Materials provided

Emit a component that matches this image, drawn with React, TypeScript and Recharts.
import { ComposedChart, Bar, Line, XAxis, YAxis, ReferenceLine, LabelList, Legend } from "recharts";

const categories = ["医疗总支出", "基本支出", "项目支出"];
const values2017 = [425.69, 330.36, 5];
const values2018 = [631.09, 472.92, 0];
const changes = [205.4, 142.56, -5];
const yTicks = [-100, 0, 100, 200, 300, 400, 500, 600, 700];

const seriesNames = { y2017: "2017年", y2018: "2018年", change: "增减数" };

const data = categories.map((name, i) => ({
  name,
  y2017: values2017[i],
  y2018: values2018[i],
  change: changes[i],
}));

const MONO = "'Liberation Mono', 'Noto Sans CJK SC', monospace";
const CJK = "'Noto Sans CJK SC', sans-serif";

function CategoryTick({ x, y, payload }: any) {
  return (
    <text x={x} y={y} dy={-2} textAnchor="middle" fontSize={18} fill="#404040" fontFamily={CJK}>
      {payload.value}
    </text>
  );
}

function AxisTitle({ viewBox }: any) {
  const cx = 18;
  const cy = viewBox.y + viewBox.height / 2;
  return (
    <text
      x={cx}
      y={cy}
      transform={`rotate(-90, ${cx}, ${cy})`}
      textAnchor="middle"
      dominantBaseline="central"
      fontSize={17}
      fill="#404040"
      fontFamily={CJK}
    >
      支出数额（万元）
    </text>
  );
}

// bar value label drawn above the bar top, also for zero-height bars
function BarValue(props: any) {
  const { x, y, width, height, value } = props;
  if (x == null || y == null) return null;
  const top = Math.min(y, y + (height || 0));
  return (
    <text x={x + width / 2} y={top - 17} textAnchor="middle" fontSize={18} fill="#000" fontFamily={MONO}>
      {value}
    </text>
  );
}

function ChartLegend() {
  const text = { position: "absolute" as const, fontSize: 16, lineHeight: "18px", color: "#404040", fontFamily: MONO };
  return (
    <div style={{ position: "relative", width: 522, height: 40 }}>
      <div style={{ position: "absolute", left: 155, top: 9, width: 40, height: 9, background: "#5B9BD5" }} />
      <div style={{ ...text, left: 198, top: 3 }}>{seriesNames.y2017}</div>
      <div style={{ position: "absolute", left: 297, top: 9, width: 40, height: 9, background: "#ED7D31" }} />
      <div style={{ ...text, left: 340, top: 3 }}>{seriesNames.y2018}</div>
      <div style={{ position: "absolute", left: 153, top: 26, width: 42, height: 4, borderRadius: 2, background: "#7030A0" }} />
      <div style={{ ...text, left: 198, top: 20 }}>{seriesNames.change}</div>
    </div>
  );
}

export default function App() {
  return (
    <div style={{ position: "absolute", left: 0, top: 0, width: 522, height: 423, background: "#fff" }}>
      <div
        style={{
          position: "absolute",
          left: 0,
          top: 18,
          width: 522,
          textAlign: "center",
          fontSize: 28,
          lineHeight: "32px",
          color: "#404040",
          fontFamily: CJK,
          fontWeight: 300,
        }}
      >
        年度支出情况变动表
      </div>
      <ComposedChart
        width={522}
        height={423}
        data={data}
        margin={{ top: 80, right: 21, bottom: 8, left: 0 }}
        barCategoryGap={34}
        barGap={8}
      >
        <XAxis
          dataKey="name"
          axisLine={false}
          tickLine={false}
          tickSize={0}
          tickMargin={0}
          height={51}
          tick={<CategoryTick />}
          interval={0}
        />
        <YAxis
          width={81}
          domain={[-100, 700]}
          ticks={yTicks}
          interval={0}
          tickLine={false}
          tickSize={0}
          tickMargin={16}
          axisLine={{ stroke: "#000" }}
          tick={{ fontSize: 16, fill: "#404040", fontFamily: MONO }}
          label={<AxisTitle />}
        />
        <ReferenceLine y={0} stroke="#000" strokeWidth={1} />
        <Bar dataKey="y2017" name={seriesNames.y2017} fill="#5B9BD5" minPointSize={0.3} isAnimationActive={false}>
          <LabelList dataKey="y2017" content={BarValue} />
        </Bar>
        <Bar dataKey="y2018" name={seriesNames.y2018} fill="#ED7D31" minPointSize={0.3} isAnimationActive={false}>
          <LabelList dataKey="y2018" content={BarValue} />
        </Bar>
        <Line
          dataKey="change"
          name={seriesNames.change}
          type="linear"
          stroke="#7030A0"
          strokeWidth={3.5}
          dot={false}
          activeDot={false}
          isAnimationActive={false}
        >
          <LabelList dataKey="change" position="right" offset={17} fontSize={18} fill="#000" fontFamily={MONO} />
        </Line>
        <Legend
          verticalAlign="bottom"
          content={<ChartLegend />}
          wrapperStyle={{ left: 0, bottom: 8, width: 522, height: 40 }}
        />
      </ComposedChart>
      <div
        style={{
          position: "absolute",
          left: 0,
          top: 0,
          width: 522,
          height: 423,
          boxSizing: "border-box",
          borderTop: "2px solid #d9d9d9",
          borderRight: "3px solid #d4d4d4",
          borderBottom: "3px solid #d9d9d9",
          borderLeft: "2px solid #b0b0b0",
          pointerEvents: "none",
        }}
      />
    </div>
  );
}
--
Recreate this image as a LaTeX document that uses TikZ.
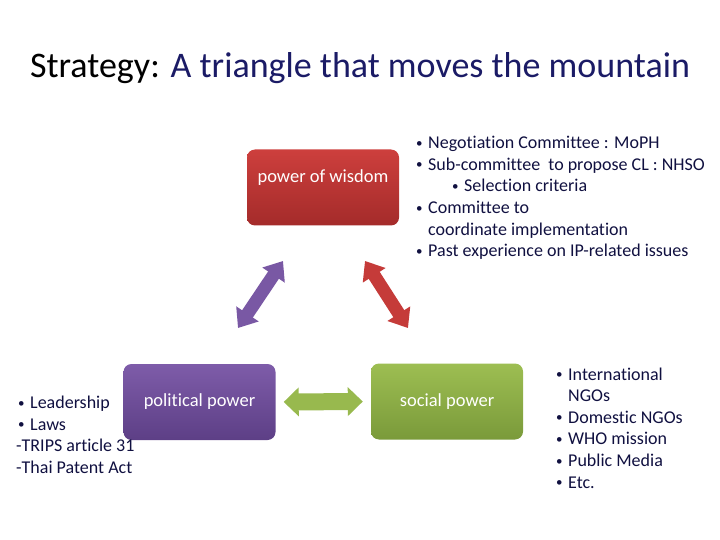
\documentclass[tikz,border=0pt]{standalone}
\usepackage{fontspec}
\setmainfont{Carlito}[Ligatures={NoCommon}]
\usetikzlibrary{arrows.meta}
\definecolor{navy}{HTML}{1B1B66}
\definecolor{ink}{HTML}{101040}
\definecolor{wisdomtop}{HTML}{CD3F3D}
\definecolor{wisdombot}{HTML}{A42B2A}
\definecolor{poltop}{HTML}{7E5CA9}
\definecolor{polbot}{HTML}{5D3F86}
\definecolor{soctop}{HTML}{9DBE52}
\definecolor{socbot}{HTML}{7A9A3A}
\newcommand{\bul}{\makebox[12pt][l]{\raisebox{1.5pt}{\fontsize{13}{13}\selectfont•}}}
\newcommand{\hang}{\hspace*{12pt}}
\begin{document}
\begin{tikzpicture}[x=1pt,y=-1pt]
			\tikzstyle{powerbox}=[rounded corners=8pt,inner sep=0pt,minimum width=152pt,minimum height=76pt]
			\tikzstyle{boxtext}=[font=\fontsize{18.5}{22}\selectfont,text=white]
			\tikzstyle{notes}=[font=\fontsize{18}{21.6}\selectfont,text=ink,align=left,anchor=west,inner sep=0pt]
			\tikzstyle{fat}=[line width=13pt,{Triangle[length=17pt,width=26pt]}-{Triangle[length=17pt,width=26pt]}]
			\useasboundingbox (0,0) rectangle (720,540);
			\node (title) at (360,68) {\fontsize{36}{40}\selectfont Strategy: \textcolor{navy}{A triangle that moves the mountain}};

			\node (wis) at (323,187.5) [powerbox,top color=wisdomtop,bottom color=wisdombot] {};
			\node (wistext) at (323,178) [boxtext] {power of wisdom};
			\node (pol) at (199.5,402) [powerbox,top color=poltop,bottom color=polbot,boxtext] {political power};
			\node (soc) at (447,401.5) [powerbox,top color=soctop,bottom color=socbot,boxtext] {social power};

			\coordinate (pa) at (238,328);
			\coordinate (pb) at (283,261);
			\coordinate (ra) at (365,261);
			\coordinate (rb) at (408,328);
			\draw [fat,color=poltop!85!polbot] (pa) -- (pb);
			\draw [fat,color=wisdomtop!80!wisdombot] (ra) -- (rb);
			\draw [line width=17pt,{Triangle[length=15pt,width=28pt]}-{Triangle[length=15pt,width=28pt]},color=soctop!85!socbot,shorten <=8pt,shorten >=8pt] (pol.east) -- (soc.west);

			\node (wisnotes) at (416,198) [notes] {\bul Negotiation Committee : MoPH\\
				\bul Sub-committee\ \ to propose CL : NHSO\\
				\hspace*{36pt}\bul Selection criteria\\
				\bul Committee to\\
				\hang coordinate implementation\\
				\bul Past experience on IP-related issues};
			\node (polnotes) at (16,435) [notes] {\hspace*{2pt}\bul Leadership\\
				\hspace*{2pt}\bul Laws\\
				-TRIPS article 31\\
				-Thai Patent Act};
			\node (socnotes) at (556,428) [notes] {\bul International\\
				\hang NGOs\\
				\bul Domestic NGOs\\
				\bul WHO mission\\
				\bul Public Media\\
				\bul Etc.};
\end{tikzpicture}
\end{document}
...
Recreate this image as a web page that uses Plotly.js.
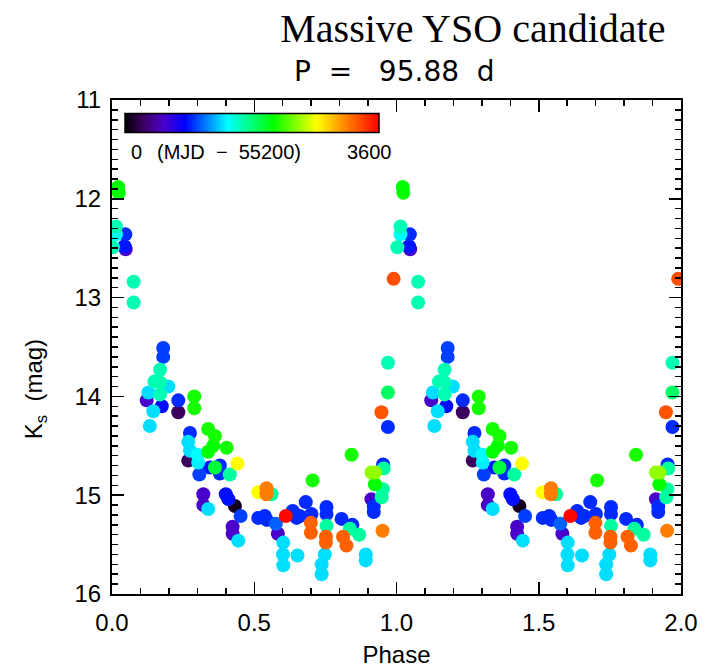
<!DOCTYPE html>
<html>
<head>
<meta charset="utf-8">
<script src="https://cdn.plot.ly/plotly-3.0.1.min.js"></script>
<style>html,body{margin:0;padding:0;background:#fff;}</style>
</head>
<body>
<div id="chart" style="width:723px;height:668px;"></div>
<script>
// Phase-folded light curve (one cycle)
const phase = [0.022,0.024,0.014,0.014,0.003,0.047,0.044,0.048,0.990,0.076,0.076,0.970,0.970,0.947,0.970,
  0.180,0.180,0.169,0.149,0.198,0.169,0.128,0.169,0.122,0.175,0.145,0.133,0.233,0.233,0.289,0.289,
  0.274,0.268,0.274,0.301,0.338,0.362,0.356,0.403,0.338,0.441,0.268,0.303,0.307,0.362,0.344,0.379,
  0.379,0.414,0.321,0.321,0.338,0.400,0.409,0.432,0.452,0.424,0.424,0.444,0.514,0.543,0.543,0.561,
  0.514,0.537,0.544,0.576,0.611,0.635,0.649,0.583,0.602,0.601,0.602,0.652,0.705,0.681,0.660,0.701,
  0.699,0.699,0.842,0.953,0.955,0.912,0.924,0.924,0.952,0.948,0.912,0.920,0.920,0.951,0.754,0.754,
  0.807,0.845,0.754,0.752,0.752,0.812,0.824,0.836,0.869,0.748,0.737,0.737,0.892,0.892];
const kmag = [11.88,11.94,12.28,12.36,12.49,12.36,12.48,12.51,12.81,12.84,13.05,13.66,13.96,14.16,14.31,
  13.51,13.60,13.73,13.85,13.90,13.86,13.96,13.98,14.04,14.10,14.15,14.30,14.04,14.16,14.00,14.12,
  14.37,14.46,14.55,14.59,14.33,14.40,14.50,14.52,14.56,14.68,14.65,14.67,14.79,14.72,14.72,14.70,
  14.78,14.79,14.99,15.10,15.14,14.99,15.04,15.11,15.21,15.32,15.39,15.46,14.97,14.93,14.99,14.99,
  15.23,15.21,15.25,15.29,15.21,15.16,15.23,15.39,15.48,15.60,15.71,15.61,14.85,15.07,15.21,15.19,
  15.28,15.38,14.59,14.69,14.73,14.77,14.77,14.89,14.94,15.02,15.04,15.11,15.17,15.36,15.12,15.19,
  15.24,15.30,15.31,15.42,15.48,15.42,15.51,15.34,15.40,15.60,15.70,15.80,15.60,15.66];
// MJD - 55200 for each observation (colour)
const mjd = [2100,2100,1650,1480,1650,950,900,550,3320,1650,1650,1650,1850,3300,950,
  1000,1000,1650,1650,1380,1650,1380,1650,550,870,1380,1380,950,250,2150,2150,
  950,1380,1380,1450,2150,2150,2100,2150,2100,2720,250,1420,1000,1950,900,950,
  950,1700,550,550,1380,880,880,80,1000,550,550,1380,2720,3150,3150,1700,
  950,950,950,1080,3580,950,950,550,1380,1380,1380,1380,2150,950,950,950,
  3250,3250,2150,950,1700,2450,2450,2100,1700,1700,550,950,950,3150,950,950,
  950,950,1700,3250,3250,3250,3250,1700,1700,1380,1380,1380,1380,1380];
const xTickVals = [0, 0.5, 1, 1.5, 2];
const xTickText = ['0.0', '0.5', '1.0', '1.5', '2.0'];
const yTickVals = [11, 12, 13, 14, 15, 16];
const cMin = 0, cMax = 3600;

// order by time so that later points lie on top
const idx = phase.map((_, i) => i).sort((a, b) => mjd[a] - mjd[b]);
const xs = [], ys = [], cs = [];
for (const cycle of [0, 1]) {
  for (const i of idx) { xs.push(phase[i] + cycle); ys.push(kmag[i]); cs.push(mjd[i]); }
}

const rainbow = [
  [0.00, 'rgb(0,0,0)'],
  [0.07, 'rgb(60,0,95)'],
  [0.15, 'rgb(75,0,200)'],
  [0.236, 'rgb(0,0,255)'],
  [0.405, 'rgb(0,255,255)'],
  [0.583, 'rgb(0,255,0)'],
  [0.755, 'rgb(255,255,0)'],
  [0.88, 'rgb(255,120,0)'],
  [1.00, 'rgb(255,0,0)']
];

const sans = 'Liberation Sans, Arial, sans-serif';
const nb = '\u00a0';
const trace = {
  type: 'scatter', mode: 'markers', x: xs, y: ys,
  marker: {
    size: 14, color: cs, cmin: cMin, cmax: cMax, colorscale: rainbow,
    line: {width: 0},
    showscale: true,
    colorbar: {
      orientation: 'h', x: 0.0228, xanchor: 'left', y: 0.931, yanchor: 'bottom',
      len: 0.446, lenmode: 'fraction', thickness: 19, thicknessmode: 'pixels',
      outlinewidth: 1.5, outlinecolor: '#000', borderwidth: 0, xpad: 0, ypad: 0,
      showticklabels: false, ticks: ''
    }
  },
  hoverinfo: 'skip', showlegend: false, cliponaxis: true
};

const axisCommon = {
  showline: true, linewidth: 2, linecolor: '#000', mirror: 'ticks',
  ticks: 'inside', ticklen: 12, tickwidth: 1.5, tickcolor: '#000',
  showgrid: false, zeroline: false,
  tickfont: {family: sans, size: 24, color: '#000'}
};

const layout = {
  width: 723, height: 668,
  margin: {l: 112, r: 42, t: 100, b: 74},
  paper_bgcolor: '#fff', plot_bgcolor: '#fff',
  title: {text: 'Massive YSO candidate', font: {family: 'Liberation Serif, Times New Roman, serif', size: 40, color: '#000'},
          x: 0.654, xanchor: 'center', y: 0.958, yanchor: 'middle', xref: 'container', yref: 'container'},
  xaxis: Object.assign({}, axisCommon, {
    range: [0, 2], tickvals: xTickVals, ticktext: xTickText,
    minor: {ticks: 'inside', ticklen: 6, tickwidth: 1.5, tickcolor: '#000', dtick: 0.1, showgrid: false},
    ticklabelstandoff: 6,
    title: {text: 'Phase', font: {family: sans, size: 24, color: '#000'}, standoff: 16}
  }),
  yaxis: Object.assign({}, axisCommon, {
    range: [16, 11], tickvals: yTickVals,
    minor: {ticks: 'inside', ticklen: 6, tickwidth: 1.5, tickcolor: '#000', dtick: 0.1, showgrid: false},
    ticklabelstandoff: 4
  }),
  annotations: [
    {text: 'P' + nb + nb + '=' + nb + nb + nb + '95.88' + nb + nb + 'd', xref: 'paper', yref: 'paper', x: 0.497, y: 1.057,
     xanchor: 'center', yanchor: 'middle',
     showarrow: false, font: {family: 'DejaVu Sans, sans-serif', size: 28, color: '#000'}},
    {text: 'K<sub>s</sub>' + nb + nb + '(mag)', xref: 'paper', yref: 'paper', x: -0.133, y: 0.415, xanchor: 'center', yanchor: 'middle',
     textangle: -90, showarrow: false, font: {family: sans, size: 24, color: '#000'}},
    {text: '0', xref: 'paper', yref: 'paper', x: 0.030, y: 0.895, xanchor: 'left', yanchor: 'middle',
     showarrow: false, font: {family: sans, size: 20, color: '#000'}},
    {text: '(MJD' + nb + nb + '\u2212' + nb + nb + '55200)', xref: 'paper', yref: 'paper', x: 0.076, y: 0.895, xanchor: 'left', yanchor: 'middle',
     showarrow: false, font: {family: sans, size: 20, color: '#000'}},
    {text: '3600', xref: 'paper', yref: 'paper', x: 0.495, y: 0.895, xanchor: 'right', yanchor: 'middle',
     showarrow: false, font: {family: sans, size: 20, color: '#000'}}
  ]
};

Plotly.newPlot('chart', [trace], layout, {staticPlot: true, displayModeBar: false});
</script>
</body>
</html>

Instruction
Above are the lines; repeat exactly the ones from the line containing "Emit a component" down to the line containing "500, 600, 700];", both inclusive.

Exercise solution
Emit a component that matches this image, drawn with React, TypeScript and Recharts.
import { ComposedChart, Bar, Line, XAxis, YAxis, ReferenceLine, LabelList, Legend } from "recharts";

const categories = ["医疗总支出", "基本支出", "项目支出"];
const values2017 = [425.69, 330.36, 5];
const values2018 = [631.09, 472.92, 0];
const changes = [205.4, 142.56, -5];
const yTicks = [-100, 0, 100, 200, 300, 400, 500, 600, 700];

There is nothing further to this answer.